## WHAT THIS TASK INVOLVES:
Take the listing and print it in full, exactly as given.

## MATERIAL:
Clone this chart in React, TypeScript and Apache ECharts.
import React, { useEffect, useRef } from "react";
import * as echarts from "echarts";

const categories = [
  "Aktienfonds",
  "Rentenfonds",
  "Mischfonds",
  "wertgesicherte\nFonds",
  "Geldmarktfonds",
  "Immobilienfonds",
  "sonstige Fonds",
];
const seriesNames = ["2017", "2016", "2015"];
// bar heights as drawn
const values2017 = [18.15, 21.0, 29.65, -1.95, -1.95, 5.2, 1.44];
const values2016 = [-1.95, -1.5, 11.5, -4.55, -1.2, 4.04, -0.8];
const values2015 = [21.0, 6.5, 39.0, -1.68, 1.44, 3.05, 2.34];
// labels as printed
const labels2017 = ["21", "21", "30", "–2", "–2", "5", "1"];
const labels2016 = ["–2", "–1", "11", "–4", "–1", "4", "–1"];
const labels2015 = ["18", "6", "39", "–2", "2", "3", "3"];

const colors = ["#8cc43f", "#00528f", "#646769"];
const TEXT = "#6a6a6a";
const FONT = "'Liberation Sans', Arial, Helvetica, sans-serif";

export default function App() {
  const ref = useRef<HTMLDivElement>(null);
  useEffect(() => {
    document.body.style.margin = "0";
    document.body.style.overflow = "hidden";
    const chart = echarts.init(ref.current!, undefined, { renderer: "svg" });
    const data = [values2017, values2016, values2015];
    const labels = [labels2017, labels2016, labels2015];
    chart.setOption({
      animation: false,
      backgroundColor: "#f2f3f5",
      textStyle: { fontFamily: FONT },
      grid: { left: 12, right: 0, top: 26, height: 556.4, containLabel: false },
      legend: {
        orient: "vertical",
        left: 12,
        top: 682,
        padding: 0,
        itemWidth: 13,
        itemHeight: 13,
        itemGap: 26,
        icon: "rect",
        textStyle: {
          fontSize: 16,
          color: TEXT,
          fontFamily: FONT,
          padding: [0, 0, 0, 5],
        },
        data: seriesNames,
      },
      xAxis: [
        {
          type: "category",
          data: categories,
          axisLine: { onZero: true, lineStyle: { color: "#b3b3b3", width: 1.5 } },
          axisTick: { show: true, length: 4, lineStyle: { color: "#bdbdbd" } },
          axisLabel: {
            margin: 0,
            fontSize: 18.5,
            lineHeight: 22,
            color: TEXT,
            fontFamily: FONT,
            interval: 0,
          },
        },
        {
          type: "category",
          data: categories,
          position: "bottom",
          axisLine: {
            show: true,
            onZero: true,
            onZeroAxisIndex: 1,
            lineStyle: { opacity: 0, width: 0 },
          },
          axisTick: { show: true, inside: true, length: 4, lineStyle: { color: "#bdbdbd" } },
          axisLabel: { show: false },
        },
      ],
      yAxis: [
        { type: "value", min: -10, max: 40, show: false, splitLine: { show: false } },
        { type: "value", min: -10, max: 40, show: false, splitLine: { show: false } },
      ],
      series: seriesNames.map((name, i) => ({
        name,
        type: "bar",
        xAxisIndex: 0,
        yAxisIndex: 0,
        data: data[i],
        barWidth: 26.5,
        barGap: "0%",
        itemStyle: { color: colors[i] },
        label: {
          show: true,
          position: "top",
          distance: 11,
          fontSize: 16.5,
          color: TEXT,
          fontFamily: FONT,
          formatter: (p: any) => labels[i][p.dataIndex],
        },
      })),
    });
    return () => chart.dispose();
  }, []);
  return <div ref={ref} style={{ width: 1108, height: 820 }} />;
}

## FINAL ANSWER:
Clone this chart in React, TypeScript and Apache ECharts.
import React, { useEffect, useRef } from "react";
import * as echarts from "echarts";

const categories = [
  "Aktienfonds",
  "Rentenfonds",
  "Mischfonds",
  "wertgesicherte\nFonds",
  "Geldmarktfonds",
  "Immobilienfonds",
  "sonstige Fonds",
];
const seriesNames = ["2017", "2016", "2015"];
// bar heights as drawn
const values2017 = [18.15, 21.0, 29.65, -1.95, -1.95, 5.2, 1.44];
const values2016 = [-1.95, -1.5, 11.5, -4.55, -1.2, 4.04, -0.8];
const values2015 = [21.0, 6.5, 39.0, -1.68, 1.44, 3.05, 2.34];
// labels as printed
const labels2017 = ["21", "21", "30", "–2", "–2", "5", "1"];
const labels2016 = ["–2", "–1", "11", "–4", "–1", "4", "–1"];
const labels2015 = ["18", "6", "39", "–2", "2", "3", "3"];

const colors = ["#8cc43f", "#00528f", "#646769"];
const TEXT = "#6a6a6a";
const FONT = "'Liberation Sans', Arial, Helvetica, sans-serif";

export default function App() {
  const ref = useRef<HTMLDivElement>(null);
  useEffect(() => {
    document.body.style.margin = "0";
    document.body.style.overflow = "hidden";
    const chart = echarts.init(ref.current!, undefined, { renderer: "svg" });
    const data = [values2017, values2016, values2015];
    const labels = [labels2017, labels2016, labels2015];
    chart.setOption({
      animation: false,
      backgroundColor: "#f2f3f5",
      textStyle: { fontFamily: FONT },
      grid: { left: 12, right: 0, top: 26, height: 556.4, containLabel: false },
      legend: {
        orient: "vertical",
        left: 12,
        top: 682,
        padding: 0,
        itemWidth: 13,
        itemHeight: 13,
        itemGap: 26,
        icon: "rect",
        textStyle: {
          fontSize: 16,
          color: TEXT,
          fontFamily: FONT,
          padding: [0, 0, 0, 5],
        },
        data: seriesNames,
      },
      xAxis: [
        {
          type: "category",
          data: categories,
          axisLine: { onZero: true, lineStyle: { color: "#b3b3b3", width: 1.5 } },
          axisTick: { show: true, length: 4, lineStyle: { color: "#bdbdbd" } },
          axisLabel: {
            margin: 0,
            fontSize: 18.5,
            lineHeight: 22,
            color: TEXT,
            fontFamily: FONT,
            interval: 0,
          },
        },
        {
          type: "category",
          data: categories,
          position: "bottom",
          axisLine: {
            show: true,
            onZero: true,
            onZeroAxisIndex: 1,
            lineStyle: { opacity: 0, width: 0 },
          },
          axisTick: { show: true, inside: true, length: 4, lineStyle: { color: "#bdbdbd" } },
          axisLabel: { show: false },
        },
      ],
      yAxis: [
        { type: "value", min: -10, max: 40, show: false, splitLine: { show: false } },
        { type: "value", min: -10, max: 40, show: false, splitLine: { show: false } },
      ],
      series: seriesNames.map((name, i) => ({
        name,
        type: "bar",
        xAxisIndex: 0,
        yAxisIndex: 0,
        data: data[i],
        barWidth: 26.5,
        barGap: "0%",
        itemStyle: { color: colors[i] },
        label: {
          show: true,
          position: "top",
          distance: 11,
          fontSize: 16.5,
          color: TEXT,
          fontFamily: FONT,
          formatter: (p: any) => labels[i][p.dataIndex],
        },
      })),
    });
    return () => chart.dispose();
  }, []);
  return <div ref={ref} style={{ width: 1108, height: 820 }} />;
}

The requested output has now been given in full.